A Welcome Home celebrates the warmth and beauty of everyday family life, where love, belonging, and culture matter far more than ideal conditions. A new survey of 500 adoptive parents in England found that 86% had once worried their homes weren’t good enough to adopt. In reality, 41% live in homes with two bedrooms or fewer, 65% don’t have a garden, and a quarter rent their homes. Yet these are the places where children have found safety, identity, and affection.
Amid a cost-of-living crisis, adoption agencies report a 12% drop in people coming forward to adopt compared with last year. The result is longer waiting times for children, particularly for those from Black and Mixed heritage backgrounds, who wait on average five months longer for a permanent home. Although they make up around 7% of children in care, they account for just 2% of those adopted.
For many Black families, home is about more than bricks and walls; it’s where culture and identity take root. Research from You Can Adopt shows that one in five adopters believe it’s important for a child to grow up in a home that reflects their ethnic or cultural heritage. Jennifer, an adoptive mother of two boys, recalls, “When we adopted our first son, we were worried that we didn’t have the perfect home. But we soon realised that what he needed most wasn’t perfection, it was love, empathy, structure and to see himself reflected in his home. Every family story, every celebration and every cultural meal, that’s what makes our home complete.”
To bring that message to life, You Can Adopt has launched A Welcome Home, an immersive installation now open in London and Leeds.

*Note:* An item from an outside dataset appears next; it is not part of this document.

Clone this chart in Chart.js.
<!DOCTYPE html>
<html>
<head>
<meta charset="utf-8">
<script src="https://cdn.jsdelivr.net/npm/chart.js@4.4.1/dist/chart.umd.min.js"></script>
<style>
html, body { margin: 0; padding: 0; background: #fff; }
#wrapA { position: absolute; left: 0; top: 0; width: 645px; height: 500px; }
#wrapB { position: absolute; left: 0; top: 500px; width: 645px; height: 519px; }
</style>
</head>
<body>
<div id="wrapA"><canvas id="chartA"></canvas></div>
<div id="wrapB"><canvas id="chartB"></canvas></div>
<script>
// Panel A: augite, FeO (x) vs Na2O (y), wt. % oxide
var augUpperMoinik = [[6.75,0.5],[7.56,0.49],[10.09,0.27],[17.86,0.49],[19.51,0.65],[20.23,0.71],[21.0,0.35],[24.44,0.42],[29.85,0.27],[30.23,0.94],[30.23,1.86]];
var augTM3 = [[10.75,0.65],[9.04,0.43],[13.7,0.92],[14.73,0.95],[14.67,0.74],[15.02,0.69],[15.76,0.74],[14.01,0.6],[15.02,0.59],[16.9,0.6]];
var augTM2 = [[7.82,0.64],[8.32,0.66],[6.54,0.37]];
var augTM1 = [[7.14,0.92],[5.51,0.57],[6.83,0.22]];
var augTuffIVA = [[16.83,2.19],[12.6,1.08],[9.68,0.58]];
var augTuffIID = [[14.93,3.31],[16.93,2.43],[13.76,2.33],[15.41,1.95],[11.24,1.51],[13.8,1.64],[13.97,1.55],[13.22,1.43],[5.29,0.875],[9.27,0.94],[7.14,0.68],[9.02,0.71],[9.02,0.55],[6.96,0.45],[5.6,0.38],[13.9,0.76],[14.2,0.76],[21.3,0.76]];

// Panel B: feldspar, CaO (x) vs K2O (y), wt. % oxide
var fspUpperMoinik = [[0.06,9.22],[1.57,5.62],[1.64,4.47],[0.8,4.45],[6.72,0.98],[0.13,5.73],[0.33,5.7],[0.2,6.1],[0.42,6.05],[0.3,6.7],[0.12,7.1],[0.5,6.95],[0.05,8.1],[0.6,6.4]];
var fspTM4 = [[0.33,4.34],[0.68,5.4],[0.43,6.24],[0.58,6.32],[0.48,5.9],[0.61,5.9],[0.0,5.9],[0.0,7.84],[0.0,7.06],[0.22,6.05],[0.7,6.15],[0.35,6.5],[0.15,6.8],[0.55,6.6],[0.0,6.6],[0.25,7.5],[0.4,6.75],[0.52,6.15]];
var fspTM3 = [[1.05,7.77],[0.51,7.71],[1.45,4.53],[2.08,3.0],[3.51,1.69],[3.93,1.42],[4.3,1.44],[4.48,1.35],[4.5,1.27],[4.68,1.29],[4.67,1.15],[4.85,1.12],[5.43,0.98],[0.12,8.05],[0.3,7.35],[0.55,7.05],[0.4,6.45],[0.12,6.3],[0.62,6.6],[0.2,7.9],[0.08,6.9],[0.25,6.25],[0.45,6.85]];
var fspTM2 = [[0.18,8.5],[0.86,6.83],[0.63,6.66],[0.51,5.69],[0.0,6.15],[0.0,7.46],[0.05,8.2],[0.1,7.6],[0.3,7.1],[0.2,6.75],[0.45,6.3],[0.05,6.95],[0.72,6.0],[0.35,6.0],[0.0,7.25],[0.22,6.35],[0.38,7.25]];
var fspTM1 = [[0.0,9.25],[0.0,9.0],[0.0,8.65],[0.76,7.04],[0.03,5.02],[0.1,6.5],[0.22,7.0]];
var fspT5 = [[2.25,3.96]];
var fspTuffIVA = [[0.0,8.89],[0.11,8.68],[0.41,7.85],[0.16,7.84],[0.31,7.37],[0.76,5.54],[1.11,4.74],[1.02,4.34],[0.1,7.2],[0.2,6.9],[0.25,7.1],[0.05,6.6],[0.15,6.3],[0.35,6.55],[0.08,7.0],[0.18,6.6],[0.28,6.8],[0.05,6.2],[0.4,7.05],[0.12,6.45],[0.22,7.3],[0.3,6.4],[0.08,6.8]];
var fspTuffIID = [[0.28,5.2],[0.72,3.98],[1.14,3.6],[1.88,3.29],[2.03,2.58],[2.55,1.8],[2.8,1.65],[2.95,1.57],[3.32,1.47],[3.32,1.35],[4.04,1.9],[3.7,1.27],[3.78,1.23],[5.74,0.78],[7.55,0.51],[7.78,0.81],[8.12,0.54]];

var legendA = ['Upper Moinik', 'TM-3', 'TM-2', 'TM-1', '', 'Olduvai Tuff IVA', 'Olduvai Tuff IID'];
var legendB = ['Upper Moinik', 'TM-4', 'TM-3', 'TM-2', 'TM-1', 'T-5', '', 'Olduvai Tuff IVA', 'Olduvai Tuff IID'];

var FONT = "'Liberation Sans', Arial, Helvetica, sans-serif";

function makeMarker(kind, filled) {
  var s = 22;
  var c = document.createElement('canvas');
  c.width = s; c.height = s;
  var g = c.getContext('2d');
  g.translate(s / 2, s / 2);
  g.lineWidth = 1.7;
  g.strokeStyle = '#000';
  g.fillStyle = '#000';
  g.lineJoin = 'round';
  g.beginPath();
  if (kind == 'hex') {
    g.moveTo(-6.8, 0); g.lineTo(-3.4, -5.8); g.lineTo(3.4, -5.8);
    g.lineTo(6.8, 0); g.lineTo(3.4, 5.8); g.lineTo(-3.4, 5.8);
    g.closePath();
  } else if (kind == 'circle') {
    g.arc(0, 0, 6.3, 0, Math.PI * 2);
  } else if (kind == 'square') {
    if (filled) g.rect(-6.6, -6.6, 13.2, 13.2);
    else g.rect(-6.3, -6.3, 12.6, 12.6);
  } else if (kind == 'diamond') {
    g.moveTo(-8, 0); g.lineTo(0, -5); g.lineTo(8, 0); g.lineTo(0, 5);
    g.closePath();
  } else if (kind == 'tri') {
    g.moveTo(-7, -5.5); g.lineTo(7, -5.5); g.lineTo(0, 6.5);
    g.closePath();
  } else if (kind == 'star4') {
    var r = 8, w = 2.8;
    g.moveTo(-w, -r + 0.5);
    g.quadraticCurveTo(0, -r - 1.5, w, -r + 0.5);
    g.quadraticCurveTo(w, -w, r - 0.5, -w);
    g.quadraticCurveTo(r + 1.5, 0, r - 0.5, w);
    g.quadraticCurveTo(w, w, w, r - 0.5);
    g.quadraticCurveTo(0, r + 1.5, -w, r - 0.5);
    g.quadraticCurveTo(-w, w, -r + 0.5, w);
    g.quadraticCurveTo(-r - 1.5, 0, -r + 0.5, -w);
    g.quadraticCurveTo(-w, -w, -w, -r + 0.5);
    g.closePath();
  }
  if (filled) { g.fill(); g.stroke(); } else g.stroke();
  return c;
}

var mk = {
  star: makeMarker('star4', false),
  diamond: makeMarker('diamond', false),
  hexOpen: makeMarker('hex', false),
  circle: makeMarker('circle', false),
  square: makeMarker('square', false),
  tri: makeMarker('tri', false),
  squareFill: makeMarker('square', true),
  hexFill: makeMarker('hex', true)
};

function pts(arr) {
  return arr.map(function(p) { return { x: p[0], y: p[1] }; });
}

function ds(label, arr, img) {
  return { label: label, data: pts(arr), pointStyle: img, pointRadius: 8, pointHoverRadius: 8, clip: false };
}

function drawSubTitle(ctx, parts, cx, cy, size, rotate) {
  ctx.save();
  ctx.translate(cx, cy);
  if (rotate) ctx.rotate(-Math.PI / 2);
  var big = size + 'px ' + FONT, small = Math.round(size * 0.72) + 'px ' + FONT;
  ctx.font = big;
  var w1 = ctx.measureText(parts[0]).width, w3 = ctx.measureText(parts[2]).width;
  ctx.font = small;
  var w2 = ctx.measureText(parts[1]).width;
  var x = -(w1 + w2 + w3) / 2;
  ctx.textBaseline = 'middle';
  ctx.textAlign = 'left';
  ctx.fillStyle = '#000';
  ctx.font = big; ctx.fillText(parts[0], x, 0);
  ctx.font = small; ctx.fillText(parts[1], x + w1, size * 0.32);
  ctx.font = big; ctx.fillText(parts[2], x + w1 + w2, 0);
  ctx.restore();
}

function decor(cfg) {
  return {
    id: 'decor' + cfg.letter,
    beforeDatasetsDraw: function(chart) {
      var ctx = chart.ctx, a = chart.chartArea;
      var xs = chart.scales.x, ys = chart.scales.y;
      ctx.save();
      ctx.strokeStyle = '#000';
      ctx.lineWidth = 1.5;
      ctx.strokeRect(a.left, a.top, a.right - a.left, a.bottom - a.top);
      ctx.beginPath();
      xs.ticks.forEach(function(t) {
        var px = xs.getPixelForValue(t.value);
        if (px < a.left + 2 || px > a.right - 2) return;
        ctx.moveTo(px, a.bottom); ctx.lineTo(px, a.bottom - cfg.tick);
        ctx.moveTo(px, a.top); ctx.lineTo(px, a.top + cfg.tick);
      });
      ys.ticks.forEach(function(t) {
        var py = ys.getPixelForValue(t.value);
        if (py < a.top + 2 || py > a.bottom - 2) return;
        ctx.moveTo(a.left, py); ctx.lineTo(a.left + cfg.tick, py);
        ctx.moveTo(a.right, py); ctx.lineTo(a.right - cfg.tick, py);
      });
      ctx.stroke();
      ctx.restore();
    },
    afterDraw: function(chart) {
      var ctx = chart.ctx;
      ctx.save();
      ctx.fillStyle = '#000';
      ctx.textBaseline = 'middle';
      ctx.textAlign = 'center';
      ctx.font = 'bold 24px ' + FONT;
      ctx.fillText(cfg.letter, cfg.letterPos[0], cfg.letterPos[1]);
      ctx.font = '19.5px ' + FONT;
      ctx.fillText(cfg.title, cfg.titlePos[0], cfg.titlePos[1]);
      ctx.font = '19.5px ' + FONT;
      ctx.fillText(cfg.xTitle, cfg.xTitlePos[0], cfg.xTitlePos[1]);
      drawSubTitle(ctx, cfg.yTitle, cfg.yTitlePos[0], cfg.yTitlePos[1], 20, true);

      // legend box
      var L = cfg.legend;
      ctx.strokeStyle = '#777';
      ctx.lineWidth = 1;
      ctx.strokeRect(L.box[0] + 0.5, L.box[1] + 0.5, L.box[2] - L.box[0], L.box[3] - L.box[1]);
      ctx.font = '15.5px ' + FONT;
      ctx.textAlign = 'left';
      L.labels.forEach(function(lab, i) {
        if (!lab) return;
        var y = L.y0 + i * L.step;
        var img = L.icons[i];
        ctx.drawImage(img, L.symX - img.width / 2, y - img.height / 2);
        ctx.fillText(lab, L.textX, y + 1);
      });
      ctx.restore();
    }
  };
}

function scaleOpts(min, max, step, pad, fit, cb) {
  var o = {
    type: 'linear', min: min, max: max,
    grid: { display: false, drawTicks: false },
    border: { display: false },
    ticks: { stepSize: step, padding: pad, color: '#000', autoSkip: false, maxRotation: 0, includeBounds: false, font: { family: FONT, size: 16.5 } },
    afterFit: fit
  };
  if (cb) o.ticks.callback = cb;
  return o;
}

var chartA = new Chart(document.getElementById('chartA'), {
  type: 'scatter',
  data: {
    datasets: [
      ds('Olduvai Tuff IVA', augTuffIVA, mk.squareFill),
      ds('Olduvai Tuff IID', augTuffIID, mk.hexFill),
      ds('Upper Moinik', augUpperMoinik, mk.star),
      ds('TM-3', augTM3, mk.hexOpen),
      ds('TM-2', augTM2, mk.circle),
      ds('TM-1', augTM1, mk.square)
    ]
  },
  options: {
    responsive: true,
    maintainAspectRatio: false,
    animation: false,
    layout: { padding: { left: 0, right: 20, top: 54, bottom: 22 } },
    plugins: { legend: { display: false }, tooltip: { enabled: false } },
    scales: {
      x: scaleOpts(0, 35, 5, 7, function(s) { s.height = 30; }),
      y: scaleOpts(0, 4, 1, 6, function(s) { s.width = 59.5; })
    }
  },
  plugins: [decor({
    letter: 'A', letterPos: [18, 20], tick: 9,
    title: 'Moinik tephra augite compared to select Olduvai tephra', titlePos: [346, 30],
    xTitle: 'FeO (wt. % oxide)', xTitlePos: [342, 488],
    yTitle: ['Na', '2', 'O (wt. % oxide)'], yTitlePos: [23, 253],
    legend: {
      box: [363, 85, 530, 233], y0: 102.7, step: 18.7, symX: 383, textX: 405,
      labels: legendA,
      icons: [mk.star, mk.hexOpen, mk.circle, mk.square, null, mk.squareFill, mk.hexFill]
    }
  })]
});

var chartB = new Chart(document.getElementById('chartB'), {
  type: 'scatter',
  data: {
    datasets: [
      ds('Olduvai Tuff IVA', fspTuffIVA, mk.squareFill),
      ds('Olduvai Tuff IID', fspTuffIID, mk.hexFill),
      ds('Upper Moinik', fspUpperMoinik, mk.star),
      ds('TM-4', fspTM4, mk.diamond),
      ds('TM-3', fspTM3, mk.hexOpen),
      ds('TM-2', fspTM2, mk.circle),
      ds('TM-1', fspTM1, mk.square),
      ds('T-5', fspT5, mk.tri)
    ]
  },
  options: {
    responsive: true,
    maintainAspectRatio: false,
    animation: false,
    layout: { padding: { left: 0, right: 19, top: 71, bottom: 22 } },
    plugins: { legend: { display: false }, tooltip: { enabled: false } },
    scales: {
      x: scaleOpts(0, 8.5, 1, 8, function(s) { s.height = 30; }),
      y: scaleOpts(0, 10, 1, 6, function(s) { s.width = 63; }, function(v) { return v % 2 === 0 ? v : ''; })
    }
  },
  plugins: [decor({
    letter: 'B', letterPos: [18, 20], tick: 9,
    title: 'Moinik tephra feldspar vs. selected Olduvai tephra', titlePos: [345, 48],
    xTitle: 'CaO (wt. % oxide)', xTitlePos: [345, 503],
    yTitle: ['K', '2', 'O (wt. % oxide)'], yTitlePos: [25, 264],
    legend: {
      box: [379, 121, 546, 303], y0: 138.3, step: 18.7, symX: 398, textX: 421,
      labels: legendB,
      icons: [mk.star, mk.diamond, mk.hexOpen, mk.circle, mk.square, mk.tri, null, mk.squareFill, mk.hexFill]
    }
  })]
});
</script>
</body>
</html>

Co-created with adoptive families and inspired by the memories and imaginations of adopted children, it transforms the kitchen, often described as the heart of the home, into a celebration of the messy, loving realities of family life.
“When I adopted my daughter, it was in the kitchen that we bonded over meals, music, and mess,” says Jacqui, another adoptive mother. “‘A Welcome Home’ shows that adoption isn’t about perfection; it’s about belonging. It’s about giving a child a place at your table and that’s where love truly grows.”
Many who go on to adopt once doubted their ability to parent, their income, or the size of their home. Yet their courage to take that first step has changed countless lives. Audrey Bouazizi, Head of Adopt London South and member of the Black Adoption Project’s steering committee, says, “Black children and those from mixed African or Caribbean heritage face some of the longest delays to finding an adoptive home. This is because there are not enough adopters coming forward to meet their cultural and identity needs. We want to show that your story, your culture, and your care can be exactly what a child is waiting for.”
Adoption is rarely straightforward, and few ever feel entirely ready. More than half of adopters say that nobody ever feels truly prepared for parenting. But with support available at every step, the journey begins with a single, life-changing decision. Because a welcome home isn’t a perfect one, it’s a place where love and belonging take root.